Bank of America operates 13 branch offices in Spokane County, two in Stevens and Whitman counties, and one each in Lincoln, Pend Oreille and Ferry counties. There are seven branches in North Idaho. The bank also has a credit card operations center on Sunset Hill.

In addition, Merrill Lynch has offices in Spokane and Coeur d’Alene.

A spokeswoman declined to give total employment numbers, adding that what effect Thursday’s announcement might have on jobs in the region will not be known until next year.

The announcement of job cuts was hardly unexpected, considering the merger and the wave of job losses seen in the banking industry and in other sectors over the past few months.
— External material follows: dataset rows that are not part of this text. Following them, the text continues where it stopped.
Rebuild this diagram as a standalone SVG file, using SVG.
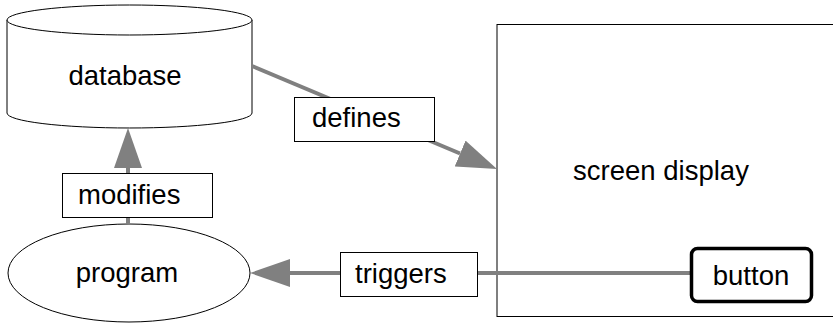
<svg xmlns="http://www.w3.org/2000/svg" width="833" height="325" viewBox="0 0 833 325">
<defs>
<style>
.t{font-family:"Liberation Sans",Arial,sans-serif;font-size:27.5px;fill:#000}
.n{fill:#fff;stroke:#000;stroke-width:1}
.c{stroke:#808080;stroke-width:4;fill:none}
</style>
<marker id="arr" markerUnits="userSpaceOnUse" markerWidth="40" markerHeight="28" refX="0" refY="14" orient="auto">
<path d="M0,0 L40,14 L0,28 z" fill="#808080"/>
</marker>
</defs>
<rect width="833" height="325" fill="#fff"/>
<g id="screen">
<rect class="n" x="497" y="24.5" width="345" height="292"/>
<text class="t" x="661" y="180" text-anchor="middle">screen display</text>
</g>
<g id="database">
<path class="n" d="M7,20 L7,113 A122.5,15 0 0 0 252,113 L252,20"/>
<ellipse class="n" cx="129.5" cy="20" rx="122.5" ry="15"/>
<text class="t" x="125" y="85" text-anchor="middle">database</text>
</g>
<g id="program">
<ellipse class="n" cx="129" cy="273" rx="121" ry="49"/>
<text class="t" x="127" y="282" text-anchor="middle">program</text>
</g>
<g id="connectors">
<line class="c" x1="252" y1="66" x2="460.1" y2="153.5" marker-end="url(#arr)"/>
<line class="c" x1="128" y1="224" x2="128" y2="168" marker-end="url(#arr)"/>
<line class="c" x1="690" y1="273" x2="290" y2="273" marker-end="url(#arr)"/>
</g>
<g id="label-defines">
<rect class="n" x="294.5" y="97.5" width="140" height="44"/>
<text class="t" x="312" y="127">defines</text>
</g>
<g id="label-modifies">
<rect class="n" x="62.5" y="173.5" width="150" height="44"/>
<text class="t" x="78" y="204">modifies</text>
</g>
<g id="label-triggers">
<rect class="n" x="340.5" y="252.5" width="137" height="44"/>
<text class="t" x="355" y="283">triggers</text>
</g>
<g id="button">
<rect x="691.5" y="248.5" width="120" height="53" rx="6" fill="#fff" stroke="#000" stroke-width="3.5"/>
<text class="t" x="751" y="285" text-anchor="middle">button</text>
</g>
</svg>
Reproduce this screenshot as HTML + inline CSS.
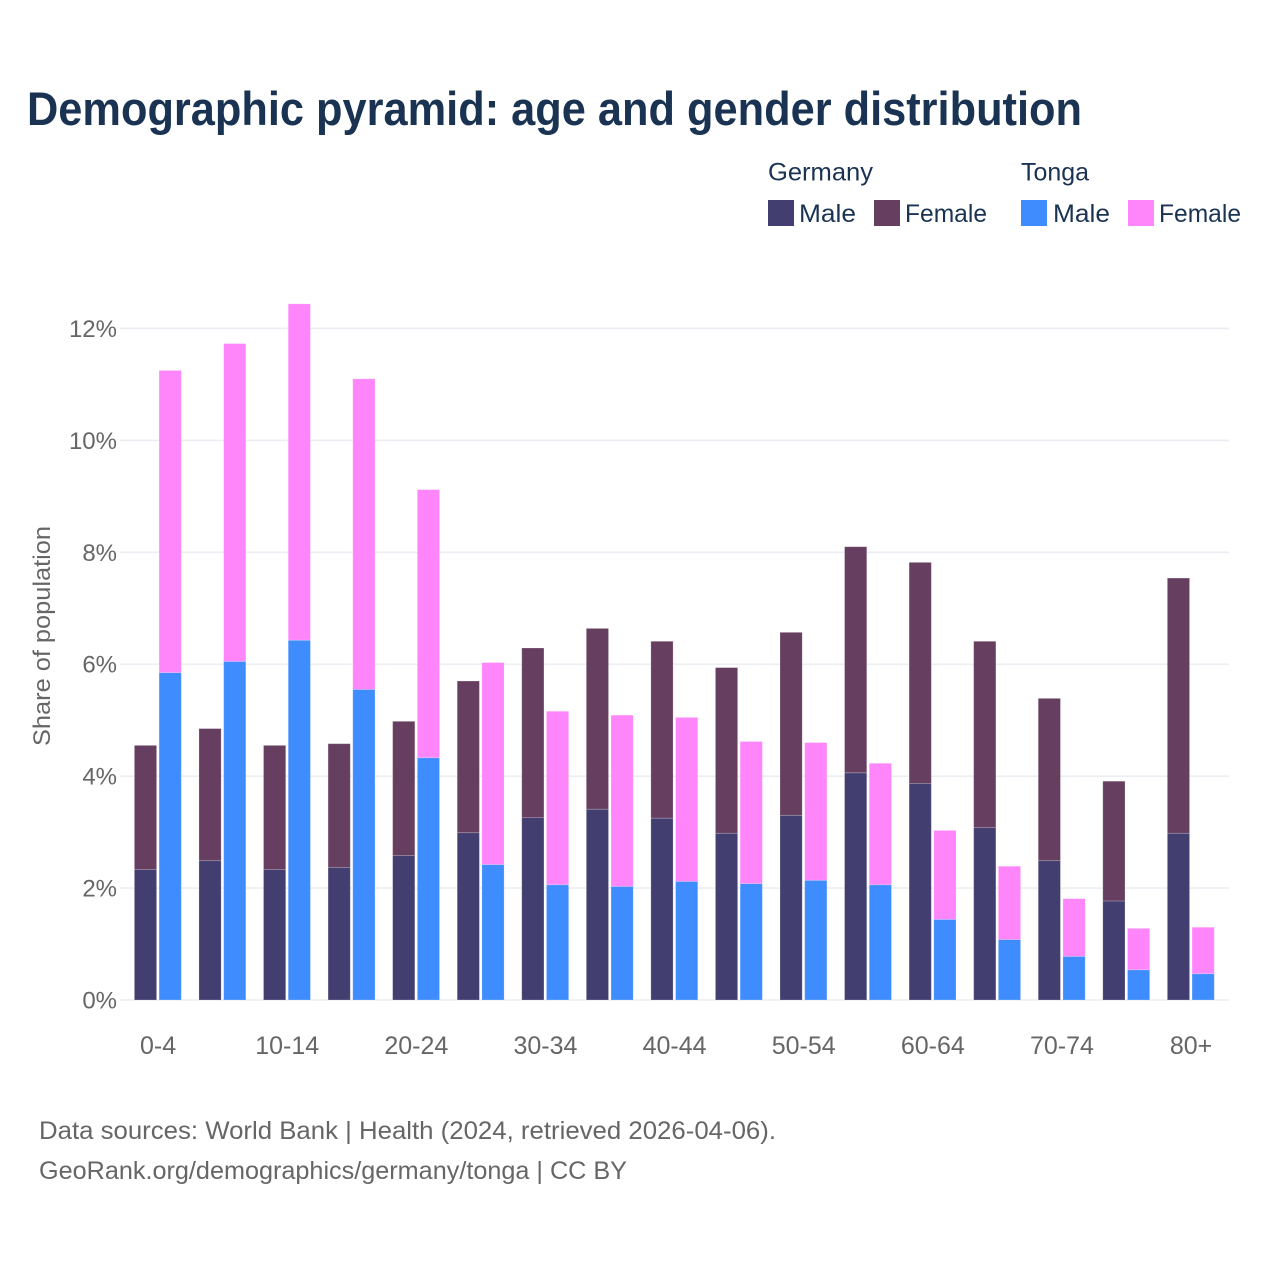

Bank of America and Merrill Lynch have already eliminated thousands of investment banking jobs over the past year, as have other banks, in an effort to lower costs as they face increasing defaults in mortgages, credit card debt and other loans.

Bank of America is considered one of the country’s healthier banks, and its decision illustrates the extent of the wave of layoffs hitting the United States. The nation lost more than half a million jobs in November alone.

New York-based Citigroup Inc. has been slashing jobs the most – by next year, Citigroup expects to have shrunk its work force by 75,000, or 20 percent, since its headcount peaked in late 2007.

JPMorgan Chase & Co. is shedding about 7,000 employees, or 10 percent, of its investment bank staff, and cutting 9,200 jobs at Washington Mutual Inc., the bank it acquired in September. Goldman Sachs Group Inc. and Morgan Stanley, meanwhile, are reducing their staffs by about 10 percent.

The shotgun deal between Bank of America and Merrill, valued at $50 billion when it was initially announced in September, was struck as the solvency of investment banks was in grave doubt, and kept Merrill from a complete meltdown like the one suffered by Lehman Brothers Holdings Inc., which was forced to file for bankruptcy. Shareholders of both companies voted to approve the deal last week and it is expected to close by Jan. 1.